What I know is that she was a great dog.  A Labrador through and through: she loved swimming and fetching (and the combination especially). A chance to swim would excite her more than anything else in the world.  The picture above is her about two or three years old in the Wildflower Preserve in Ithaca, New York at a popular dog swimming hole with rocks she could launch herself from.  I love this picture because I can't think of another one in which she looks as completely happy - dripping wet, big stick in mouth, tail wagging vigorously, ready to do it again...and again and again and again...

We got her as a puppy and had the choice of the litter.  How to make such a choice was answered (in typically social scientist fashion) by the puppy personality test from the wonderful book "The Art of Raising Your Puppy" by the Monks of New Skete. We wanted a moderate dog, not too dominant but self-confident, so we gave her and her sister the test (she had eight brothers, be we wanted a female) and she got mostly 3s.  Perfect.  And thus she was: wonderfully confident, a little willful but not too much - and, typical of Labs, the friendliest dog you could ever meet.

We got her the first summer we spent in Ithaca, between my first and second year in the economics PhD program at Cornell.  I had to study for the make-or-break exam in macroeconomics that summer and so little Zooey would sleep in her crate next to my desk and I would study and every hour or two we would take a break and go outside.  I passed the exam and the rest is history.  She was my constant companion ever since, was a gentle and proud caretaker of my sons and a constant reminder to get outside and enjoy nature.
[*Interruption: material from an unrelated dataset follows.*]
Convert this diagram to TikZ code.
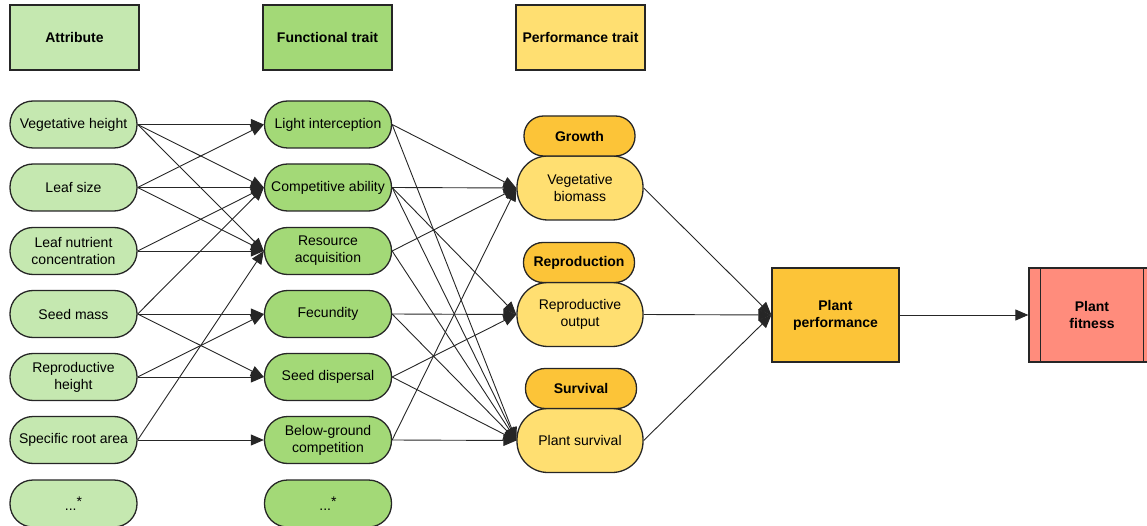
\documentclass[tikz,border=0pt]{standalone}
\usepackage{fontspec}
\setmainfont{Liberation Sans}
\usetikzlibrary{arrows.meta}
\definecolor{attrc}{HTML}{C5E8B0}
\definecolor{funcc}{HTML}{A3D977}
\definecolor{perfc}{HTML}{FFDF71}
\definecolor{orgc}{HTML}{FCC438}
\definecolor{fitc}{HTML}{FF8C7C}
\begin{document}
\begin{tikzpicture}[x=1pt,y=-1pt,
  hdr/.style={draw=black!85, line width=1.3pt, minimum width=129pt, minimum height=65pt, inner sep=0pt, align=center, font=\fontsize{14}{17}\selectfont\bfseries},
  pill/.style={draw=black!85, line width=1.3pt, rounded corners=23pt, minimum width=127pt, minimum height=47pt, inner sep=0pt, align=center, font=\fontsize{14}{17}\selectfont},
  ppill/.style={draw=black!85, line width=1.3pt, fill=perfc, rounded corners=31pt, minimum width=126pt, minimum height=64pt, inner sep=0pt, align=center, font=\fontsize{14}{17}\selectfont},
  opill/.style={draw=black!85, line width=1.3pt, fill=orgc, rounded corners=19.5pt, minimum width=111pt, minimum height=40pt, inner sep=0pt, align=center, font=\fontsize{14}{17}\selectfont\bfseries},
  bigbox/.style={draw=black!85, line width=1.3pt, minimum width=127pt, minimum height=94pt, inner sep=0pt, align=center, font=\fontsize{14}{17}\selectfont\bfseries},
  conn/.style={draw=black!85, line width=0.9pt, -{Triangle[length=13pt,width=11pt]}}
]
\useasboundingbox (0,0) rectangle (1147,526);
% headers
\node[hdr, fill=attrc] (h1) at (74.5,37.5) {Attribute};
\node[hdr, fill=funcc] (h2) at (327.5,37.5) {Functional trait};
\node[hdr, fill=perfc] (h3) at (580.5,37.5) {Performance trait};
% attributes
\node[pill, fill=attrc] (a1) at (73.5,124.5) {Vegetative height};
\node[pill, fill=attrc] (a2) at (73.5,187.5) {Leaf size};
\node[pill, fill=attrc] (a3) at (73.5,251) {Leaf nutrient\\concentration};
\node[pill, fill=attrc] (a4) at (73.5,314) {Seed mass};
\node[pill, fill=attrc] (a5) at (73.5,377) {Reproductive\\height};
\node[pill, fill=attrc] (a6) at (73.5,440) {Specific root area};
\node[pill, fill=attrc] (a7) at (73.5,503.5) {...\raisebox{4pt}{*}};
% functional traits
\node[pill, fill=funcc] (f1) at (328,124.5) {Light interception};
\node[pill, fill=funcc] (f2) at (328,187.5) {Competitive ability};
\node[pill, fill=funcc] (f3) at (328,251) {Resource\\acquisition};
\node[pill, fill=funcc] (f4) at (328,314) {Fecundity};
\node[pill, fill=funcc] (f5) at (328,377) {Seed dispersal};
\node[pill, fill=funcc] (f6) at (328,440) {Below-ground\\competition};
\node[pill, fill=funcc] (f7) at (328,503.5) {...\raisebox{4pt}{*}};
% performance traits
\node[ppill] (p1) at (580,188) {Vegetative\\biomass};
\node[ppill] (p2) at (580,314.5) {Reproductive\\output};
\node[ppill] (p3) at (580,440.5) {Plant survival};
\node[opill] (g1) at (579.5,136) {Growth};
\node[opill] (g2) at (579,262.5) {Reproduction};
\node[opill] (g3) at (581,388.5) {Survival};
% outcome
\node[bigbox, fill=orgc] (pp) at (835.5,315) {Plant\\performance};
\node[bigbox, fill=fitc, minimum width=126pt] (fit) at (1092,315) {Plant\\fitness};
\draw[draw=black!85, line width=1.3pt] ([xshift=12pt]fit.north west) -- ([xshift=12pt]fit.south west);
\draw[draw=black!85, line width=1.3pt] ([xshift=-12pt]fit.north east) -- ([xshift=-12pt]fit.south east);
% attribute -> functional
\draw[conn] (a1.east) -- (f1.west);
\draw[conn] (a1.east) -- (f2.west);
\draw[conn] (a1.east) -- (f3.west);
\draw[conn] (a2.east) -- (f1.west);
\draw[conn] (a2.east) -- (f2.west);
\draw[conn] (a2.east) -- (f3.west);
\draw[conn] (a3.east) -- (f2.west);
\draw[conn] (a3.east) -- (f3.west);
\draw[conn] (a4.east) -- (f2.west);
\draw[conn] (a4.east) -- (f4.west);
\draw[conn] (a4.east) -- (f5.west);
\draw[conn] (a5.east) -- (f4.west);
\draw[conn] (a5.east) -- (f5.west);
\draw[conn] (a6.east) -- (f3.west);
\draw[conn] (a6.east) -- (f6.west);
% functional -> performance
\draw[conn] (f1.east) -- (p1.west);
\draw[conn] (f1.east) -- (p3.west);
\draw[conn] (f2.east) -- (p1.west);
\draw[conn] (f2.east) -- (p2.west);
\draw[conn] (f2.east) -- (p3.west);
\draw[conn] (f3.east) -- (p1.west);
\draw[conn] (f3.east) -- (p3.west);
\draw[conn] (f4.east) -- (p2.west);
\draw[conn] (f4.east) -- (p3.west);
\draw[conn] (f5.east) -- (p2.west);
\draw[conn] (f5.east) -- (p3.west);
\draw[conn] (f6.east) -- (p1.west);
\draw[conn] (f6.east) -- (p3.west);
% performance -> outcome
\draw[conn] (p1.east) -- (pp.west);
\draw[conn] (p2.east) -- (pp.west);
\draw[conn] (p3.east) -- (pp.west);
\draw[conn] (pp.east) -- (fit.west);
\end{tikzpicture}
\end{document}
I will miss her and I don't much feel like blogging...

1 comment:

Anonymous said...

I lost my lab of 10 years a few months ago. He and his brother dog got out after the lawn man didn't latch the gate properly, and they were both hit by cars in the same evening. I got Dexter when he was a year old-he'd been abused and my 16-year-old heart had just been broken for the first time. We healed each other. I miss him so much...and I know you'll miss your Zooey. I'm thinking good thoughts and sending them your way. She'll be on the other side of the rainbow bridge waiting on her family.